Jeavons makes one point well: " if we consume food that has been grown using methods that inadvertently deplete the soil in the growing process, then we are responsible for depleting the soil."
This, then, is the ethics of the bread you eat.
Now, one of the reasons I am a vegetarian (and there are several other reasons), is because I feel that it is the height of arrogance to assume that, since I can afford meat, I have the right to consume meat, when clearly much of the world is starving, cannot afford to eat meat, and the raising of "meatbeasts" (as Tuf would call them) for food is clearly wasteful of resources and detrimental to the planet. Eating organic grain, on the other hand, also has some of these problems: it is expensive, but just because I can afford it does not mean I have the right to consume it when clearly much of the world is starving and must eat conventionally grown wheat. However, here is the difference: when organic grain is grown, resources are conserved, and the planet is healed.
Resolved
And that is why I have come to this New Year's Resolution: I aim, this year, to source my grain organically as much as I can. Not because I feel it is nutritionally superior, or ultimately better for me (even though that seems to be a no-brainer, despite the studies to the contrary) -- but because it is better for the planet. Furthermore, I want to begin to grow my own grain, in my own backyard, if this is possible. I can't leave anything this important to our planet to the corporations who want to control it forever. I will have to begin to look into this more, at once. Currently I have one raised bed that I planted some rye seed in, in the fall. But I really don't know what I'm doing. I will have to learn more about it.

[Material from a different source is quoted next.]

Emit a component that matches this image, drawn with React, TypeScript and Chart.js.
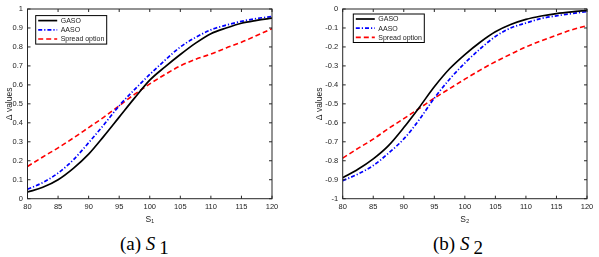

I am aware that grains are a lot of work to clean and mill, however. I'm going to have to look at ways to do this, too -- ways that work for a small householder such as myself. I doubt whether I can grow enough grain to be self sufficient in it, but I am hoping that my attempts might even improve my own sandy backyard garden soil.

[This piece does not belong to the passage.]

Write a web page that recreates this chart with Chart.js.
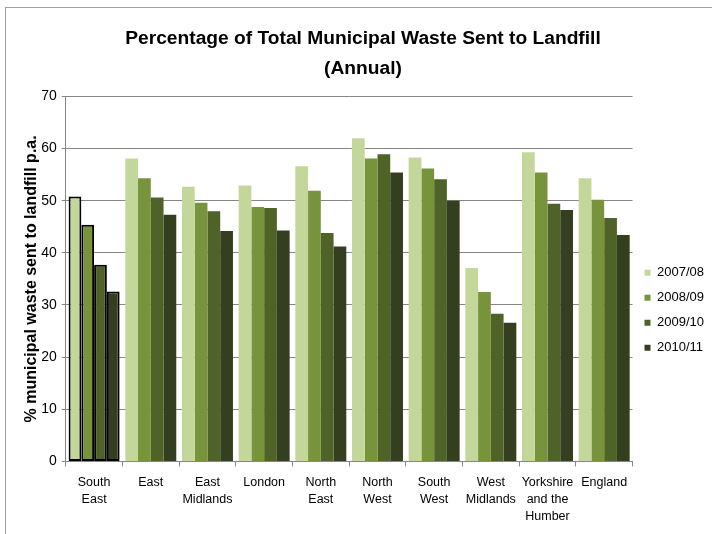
<!DOCTYPE html>
<html>
<head>
<meta charset="utf-8">
<script src="https://cdn.jsdelivr.net/npm/chart.js@4.4.0/dist/chart.umd.min.js"></script>
<style>
  html, body { margin: 0; padding: 0; background: #fff; }
  #wrap { position: relative; width: 712px; height: 534px; overflow: hidden; }
  #frame { position: absolute; left: 5px; top: 7px; right: -2px; bottom: -2px; border-left: 1px solid #a0a0a0; border-top: 1px solid #a0a0a0; }
  canvas { position: absolute; left: 0; top: 0; }
</style>
</head>
<body>
<div id="wrap">
  <div id="frame"></div>
  <canvas id="wasteChart" width="712" height="534"></canvas>
</div>
<script>
// Regions (x axis)
const regions = [
    ["South", "East"], "East", ["East", "Midlands"], "London", ["North", "East"],
    ["North", "West"], ["South", "West"], ["West", "Midlands"], ["Yorkshire", "and the", "Humber"], "England"
];

// Years (series)
const years = ["2007/08", "2008/09", "2009/10", "2010/11"];

// % of municipal waste sent to landfill, one array per year
const y2007 = [50.8, 58.1, 52.7, 52.9, 56.6, 62.0, 58.3, 37.1, 59.3, 54.3];
const y2008 = [45.4, 54.3, 49.6, 48.8, 51.9, 58.1, 56.2, 32.5, 55.4, 50.2];
const y2009 = [37.7, 50.6, 48.0, 48.6, 43.8, 58.9, 54.1, 28.3, 49.4, 46.7];
const y2010 = [32.6, 47.3, 44.2, 44.3, 41.2, 55.4, 50.0, 26.6, 48.2, 43.4];

const colours = ["#c4d79b", "#77933c", "#4f6228", "#343f20"];

const fontName = "'Liberation Sans', Arial, sans-serif";

function makeSet(i, values) {
    return {
        label: years[i],
        data: values,
        backgroundColor: colours[i],
        // the first region (South East) is highlighted with a black outline
        borderColor: "#000",
        borderWidth: function (c) { return c.dataIndex === 0 ? 2 : 0; },
        borderSkipped: false
    };
}

const ctx = document.getElementById("wasteChart").getContext("2d");

new Chart(ctx, {
    type: "bar",
    data: {
        labels: regions,
        datasets: [makeSet(0, y2007), makeSet(1, y2008), makeSet(2, y2009), makeSet(3, y2010)]
    },
    options: {
        responsive: false,
        animation: false,
        layout: { padding: { left: 12, right: -2, top: 23, bottom: 1 } },
        datasets: { bar: { categoryPercentage: 0.9, barPercentage: 1.0 } },
        plugins: {
            title: {
                display: true,
                text: ["Percentage of Total Municipal Waste Sent to Landfill", "(Annual)"],
                color: "#000",
                font: { family: fontName, size: 19.2, weight: "bold", lineHeight: 1.6 },
                padding: { top: 0, bottom: 12 }
            },
            legend: {
                position: "right",
                title: { display: true, text: "", padding: { top: 50, bottom: 0 } },
                labels: {
                    color: "#000",
                    font: { family: fontName, size: 13 },
                    boxWidth: 6,
                    boxHeight: 6,
                    padding: 12,
                    generateLabels: function (chart) {
                        return chart.data.datasets.map(function (d, i) {
                            return { text: d.label, fillStyle: d.backgroundColor, strokeStyle: d.backgroundColor, lineWidth: 0, datasetIndex: i, fontColor: "#000" };
                        });
                    }
                }
            },
            tooltip: { enabled: false }
        },
        scales: {
            x: {
                grid: { display: true, drawOnChartArea: false, drawTicks: true, tickLength: 5, color: "#868686", offset: true },
                border: { color: "#868686" },
                ticks: { color: "#000", font: { family: fontName, size: 12.5, lineHeight: 1.35 }, maxRotation: 0, autoSkip: false, padding: 8 }
            },
            y: {
                min: 0,
                max: 70,
                ticks: { stepSize: 10, color: "#000", font: { family: fontName, size: 14 }, padding: 5 },
                grid: { color: "#868686", tickLength: 4 },
                border: { color: "#868686" },
                title: {
                    display: true,
                    text: "% municipal waste sent to landfill p.a.",
                    color: "#000",
                    font: { family: fontName, size: 16, weight: "bold" },
                    padding: { top: 10, bottom: -5 }
                }
            }
        }
    }
});
</script>
</body>
</html>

We shall see. LIke most New Years resolutions, I suspect I just might have some trouble following through with this one. Wish me luck.
Notes to Myself
- ** One of the other interesting points of this article: it is very difficult for organic farmers to obtain quality organically certified seed. The certification process is very difficult. Seed stock has disease problems, especially if it is grown and kept using organic methods. We are currently in a rather strange position where the so-called "conventional" farming methods are in fact subsidizing the so-called "organic" farming methods.
- I wonder if fermenting quinoa would improve its taste somewhat.